DATA LINES:

----

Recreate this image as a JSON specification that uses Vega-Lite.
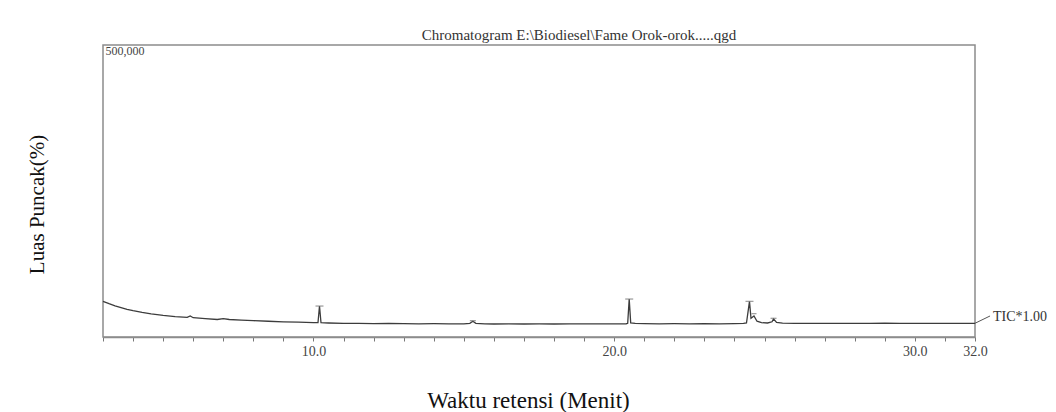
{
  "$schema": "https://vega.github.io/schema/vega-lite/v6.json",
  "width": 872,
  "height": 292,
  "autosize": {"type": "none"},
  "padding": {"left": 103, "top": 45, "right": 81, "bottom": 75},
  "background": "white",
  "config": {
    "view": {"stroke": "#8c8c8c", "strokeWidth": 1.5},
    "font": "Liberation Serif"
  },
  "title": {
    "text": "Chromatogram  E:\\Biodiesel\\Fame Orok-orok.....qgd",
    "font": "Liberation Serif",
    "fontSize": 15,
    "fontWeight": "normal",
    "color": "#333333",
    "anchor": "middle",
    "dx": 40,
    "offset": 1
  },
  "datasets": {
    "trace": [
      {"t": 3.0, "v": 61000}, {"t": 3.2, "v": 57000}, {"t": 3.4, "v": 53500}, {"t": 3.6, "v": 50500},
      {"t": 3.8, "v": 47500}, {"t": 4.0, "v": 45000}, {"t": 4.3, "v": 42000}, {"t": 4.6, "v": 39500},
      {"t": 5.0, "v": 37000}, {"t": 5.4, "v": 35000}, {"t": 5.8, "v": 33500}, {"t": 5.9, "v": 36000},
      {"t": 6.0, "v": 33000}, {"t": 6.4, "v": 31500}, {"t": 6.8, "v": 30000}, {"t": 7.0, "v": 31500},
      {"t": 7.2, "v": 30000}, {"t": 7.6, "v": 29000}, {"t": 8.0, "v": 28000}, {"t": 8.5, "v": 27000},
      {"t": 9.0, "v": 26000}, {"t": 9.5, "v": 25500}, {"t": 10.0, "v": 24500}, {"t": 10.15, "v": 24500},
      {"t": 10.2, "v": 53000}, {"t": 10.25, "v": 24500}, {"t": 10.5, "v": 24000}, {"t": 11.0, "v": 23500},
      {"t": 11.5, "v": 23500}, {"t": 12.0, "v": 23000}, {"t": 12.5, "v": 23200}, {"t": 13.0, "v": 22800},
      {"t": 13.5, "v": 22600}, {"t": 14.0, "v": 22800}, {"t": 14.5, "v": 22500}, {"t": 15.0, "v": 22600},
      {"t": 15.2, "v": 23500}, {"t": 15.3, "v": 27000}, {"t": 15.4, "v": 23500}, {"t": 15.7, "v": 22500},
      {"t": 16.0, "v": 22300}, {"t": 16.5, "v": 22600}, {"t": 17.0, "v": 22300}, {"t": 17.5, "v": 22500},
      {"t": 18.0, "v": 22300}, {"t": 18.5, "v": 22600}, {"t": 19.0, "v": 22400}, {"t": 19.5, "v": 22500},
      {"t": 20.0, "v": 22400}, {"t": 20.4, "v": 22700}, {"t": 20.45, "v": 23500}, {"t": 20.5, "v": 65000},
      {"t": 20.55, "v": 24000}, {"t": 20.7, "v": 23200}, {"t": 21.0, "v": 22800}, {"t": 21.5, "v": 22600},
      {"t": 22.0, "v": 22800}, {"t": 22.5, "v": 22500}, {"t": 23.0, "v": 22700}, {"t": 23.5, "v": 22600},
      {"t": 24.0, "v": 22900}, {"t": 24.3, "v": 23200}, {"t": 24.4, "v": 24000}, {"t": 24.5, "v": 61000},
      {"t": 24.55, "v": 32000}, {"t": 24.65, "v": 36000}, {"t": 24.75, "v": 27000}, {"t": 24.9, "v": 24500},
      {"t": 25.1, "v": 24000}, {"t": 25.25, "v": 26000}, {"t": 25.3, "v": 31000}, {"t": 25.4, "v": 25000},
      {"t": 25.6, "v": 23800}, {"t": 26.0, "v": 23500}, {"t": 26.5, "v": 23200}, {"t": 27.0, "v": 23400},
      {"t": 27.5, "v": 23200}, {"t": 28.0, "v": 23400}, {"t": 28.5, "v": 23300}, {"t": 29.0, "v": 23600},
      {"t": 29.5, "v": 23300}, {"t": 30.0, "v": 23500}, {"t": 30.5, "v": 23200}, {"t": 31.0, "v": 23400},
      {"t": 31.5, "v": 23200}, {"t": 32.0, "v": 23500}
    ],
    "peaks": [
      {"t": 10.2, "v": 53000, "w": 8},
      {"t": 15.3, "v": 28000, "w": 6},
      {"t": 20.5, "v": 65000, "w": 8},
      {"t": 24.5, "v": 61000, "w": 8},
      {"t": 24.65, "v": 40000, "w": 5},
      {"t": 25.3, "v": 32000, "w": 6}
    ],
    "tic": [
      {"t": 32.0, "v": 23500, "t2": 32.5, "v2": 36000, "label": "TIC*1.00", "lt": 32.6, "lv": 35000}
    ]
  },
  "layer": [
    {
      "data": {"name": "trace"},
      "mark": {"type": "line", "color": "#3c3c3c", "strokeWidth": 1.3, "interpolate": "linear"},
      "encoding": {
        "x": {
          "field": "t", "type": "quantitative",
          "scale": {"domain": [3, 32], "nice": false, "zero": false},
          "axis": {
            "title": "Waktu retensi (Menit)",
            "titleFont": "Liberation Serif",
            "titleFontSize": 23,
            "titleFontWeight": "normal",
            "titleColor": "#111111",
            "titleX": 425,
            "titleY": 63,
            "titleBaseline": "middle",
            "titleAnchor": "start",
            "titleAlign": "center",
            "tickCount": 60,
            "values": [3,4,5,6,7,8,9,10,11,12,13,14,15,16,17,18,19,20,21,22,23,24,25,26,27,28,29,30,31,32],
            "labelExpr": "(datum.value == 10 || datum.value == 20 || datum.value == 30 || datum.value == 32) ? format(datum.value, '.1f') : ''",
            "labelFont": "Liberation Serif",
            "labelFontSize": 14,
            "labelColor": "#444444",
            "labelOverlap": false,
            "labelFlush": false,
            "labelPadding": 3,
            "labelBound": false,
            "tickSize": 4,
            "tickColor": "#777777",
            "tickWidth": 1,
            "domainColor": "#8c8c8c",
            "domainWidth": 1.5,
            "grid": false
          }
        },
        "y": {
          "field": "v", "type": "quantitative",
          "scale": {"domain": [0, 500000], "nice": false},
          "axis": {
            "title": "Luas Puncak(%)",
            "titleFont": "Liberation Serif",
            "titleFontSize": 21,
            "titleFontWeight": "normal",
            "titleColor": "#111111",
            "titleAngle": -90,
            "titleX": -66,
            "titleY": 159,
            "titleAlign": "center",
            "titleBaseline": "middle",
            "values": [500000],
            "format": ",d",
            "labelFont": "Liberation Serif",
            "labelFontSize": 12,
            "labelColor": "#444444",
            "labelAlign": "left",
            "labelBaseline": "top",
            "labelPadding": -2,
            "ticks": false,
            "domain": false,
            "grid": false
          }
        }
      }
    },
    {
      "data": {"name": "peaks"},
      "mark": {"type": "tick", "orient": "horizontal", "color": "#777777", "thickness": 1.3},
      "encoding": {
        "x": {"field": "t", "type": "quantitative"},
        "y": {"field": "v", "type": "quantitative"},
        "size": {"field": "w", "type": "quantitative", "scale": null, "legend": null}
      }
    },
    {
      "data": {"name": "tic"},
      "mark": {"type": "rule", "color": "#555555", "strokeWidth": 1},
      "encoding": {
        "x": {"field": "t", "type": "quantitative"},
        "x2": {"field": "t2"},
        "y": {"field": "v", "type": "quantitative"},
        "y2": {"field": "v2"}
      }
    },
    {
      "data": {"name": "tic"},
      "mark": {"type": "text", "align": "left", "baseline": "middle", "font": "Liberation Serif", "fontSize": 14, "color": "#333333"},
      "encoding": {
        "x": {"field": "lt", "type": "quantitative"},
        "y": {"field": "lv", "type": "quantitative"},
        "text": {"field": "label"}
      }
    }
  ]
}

----

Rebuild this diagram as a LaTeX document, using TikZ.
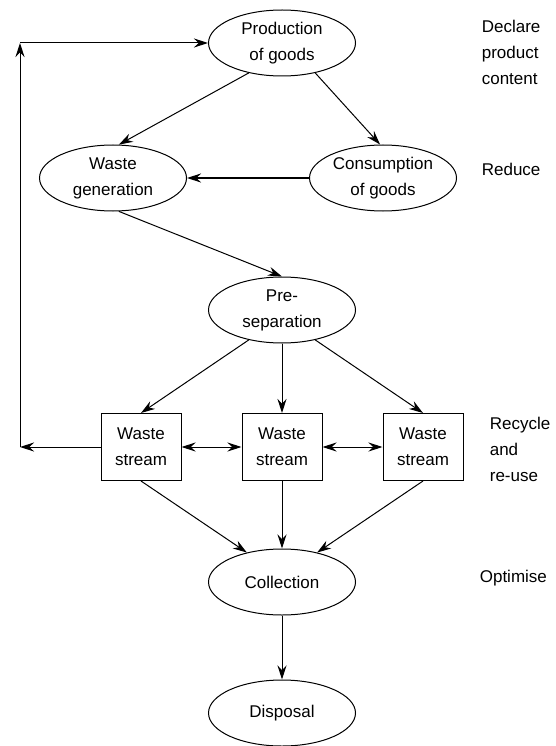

----

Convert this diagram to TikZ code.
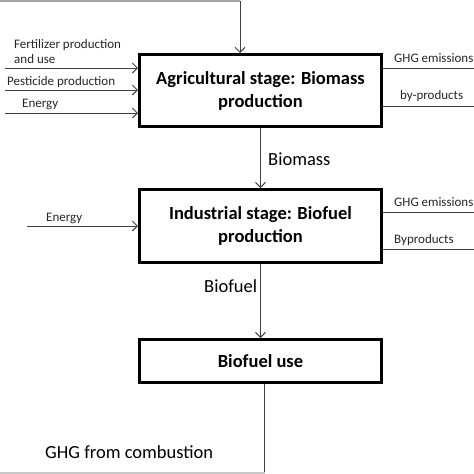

----

EXERCISE: All lines that include "TikZ" are to be gathered and copied.

CORRECT OUTPUT:
Rebuild this diagram as a LaTeX document, using TikZ.
Convert this diagram to TikZ code.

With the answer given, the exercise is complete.